Is there a way to use NLTK to get a set of possible parts of speech of a single string of letters, taking into account that different words might have homonyms?

For example: report -> {Noun, Verb} , kind -> {Adjective, Noun}

I have not been able to find a POS-tokenizer that tags part-of-speech for words outside of the context of a full sentence. This seems like a very basic request of NLTK, so I'm confused as to why I've had so much trouble finding it.

Leland Reardon
  • 135
  • 2
  • 12

2 Answers2

6

Yes. The simplest way is not to use a tagger, but simply load up one or more corpora and collect the set of all tags for the word you are interested in. If you're interested in more than one word, it's simplest to collect the tags for all words in the corpus, then look up anything you want. I'll add frequency counts, just because I can. For example, using the Brown corpus and the simple "universal" tagset:

>>> wordtags = nltk.ConditionalFreqDist((w.lower(), t) 
        for w, t in nltk.corpus.brown.tagged_words(tagset="universal"))
>>> wordtags["report"]
FreqDist({'NOUN': 135, 'VERB': 39})
>>> list(wordtags["kind"])
['ADJ', 'NOUN']
alexis
  • 48,685
  • 16
  • 101
  • 161
4

Because POS models are trained on sentence/document based data, so the expected input to the pre-trained model is a sentence/document. When there's only a single word, it treats it as a single word sentence, hence there should only be one tag in that single word sentence context.

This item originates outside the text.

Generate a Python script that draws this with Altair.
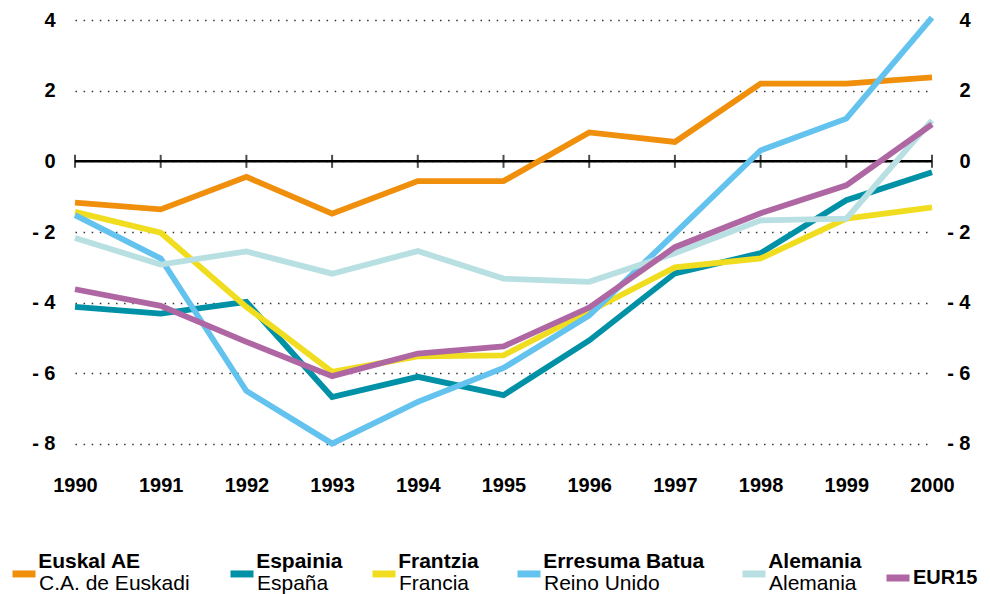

If you're trying to find all possible POS tags per English words, you would need a corpus of many different use of the words and then tag the corpus and count/extract the no. of tags per word. E.g.

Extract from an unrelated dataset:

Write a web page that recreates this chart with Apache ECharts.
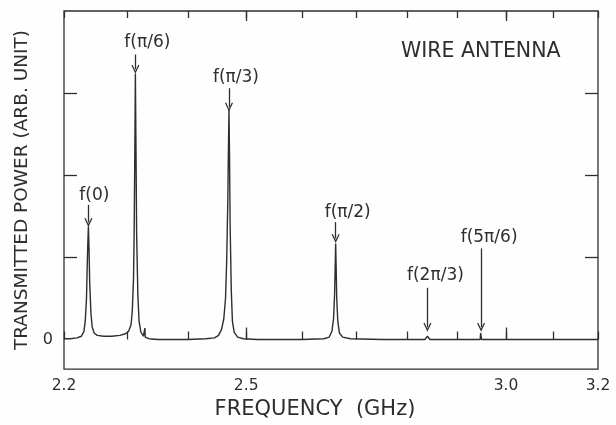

>>> from nltk import pos_tag
>>> sent1 = 'The coaches are going from Singapore to Frankfurt'
>>> sent2 = 'He coaches the football team'
>>> pos_tag(sent1.split())
[('The', 'DT'), ('coaches', 'NNS'), ('are', 'VBP'), ('going', 'VBG'), ('from', 'IN'), ('Singapore', 'NNP'), ('to', 'TO'), ('Frankfurt', 'NNP')]
>>> pos_tag(sent2.split())
[('He', 'PRP'), ('coaches', 'VBZ'), ('the', 'DT'), ('football', 'NN'), ('team', 'NN')]

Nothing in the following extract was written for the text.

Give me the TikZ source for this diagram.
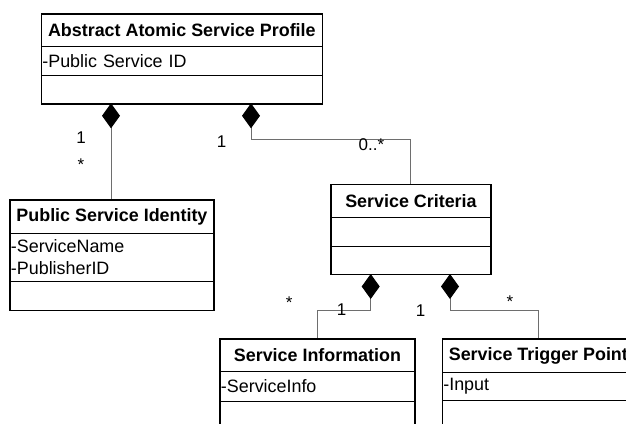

>>> from collections import defaultdict, Counter
>>> counts = defaultdict(Counter)
>>> tagged_sents = [pos_tag(sent) for sent in [sent1.split(), sent2.split()]]

>>> for word, pos in chain(*tagged_sents):
...     counts[word][pos] += 1
... 

>>> counts
defaultdict(<class 'collections.Counter'>, {'from': Counter({'IN': 1}), 'to': Counter({'TO': 1}), 'Singapore': Counter({'NNP': 1}), 'football': Counter({'NN': 1}), 'coaches': Counter({'VBZ': 1, 'NNS': 1}), 'going': Counter({'VBG': 1}), 'are': Counter({'VBP': 1}), 'team': Counter({'NN': 1}), 'The': Counter({'DT': 1}), 'Frankfurt': Counter({'NNP': 1}), 'the': Counter({'DT': 1}), 'He': Counter({'PRP': 1})})

>>> counts['coaches']
Counter({'VBZ': 1, 'NNS': 1})

Alternatively, there's WordNet:

>>> from nltk.corpus import wordnet as wn
>>> wn.synsets('coaches')
[Synset('coach.n.01'), Synset('coach.n.02'), Synset('passenger_car.n.01'), Synset('coach.n.04'), Synset('bus.n.01'), Synset('coach.v.01'), Synset('coach.v.02')]
>>> [ss.pos() for ss in wn.synsets('coaches')]
[u'n', u'n', u'n', u'n', u'n', u'v', u'v']
>>> Counter([ss.pos() for ss in wn.synsets('coaches')])
Counter({u'n': 5, u'v': 2})

But note that WordNet is a manually crafted resource, so you cannot expect every English word to be in it.

alvas
  • 115,346
  • 109
  • 446
  • 738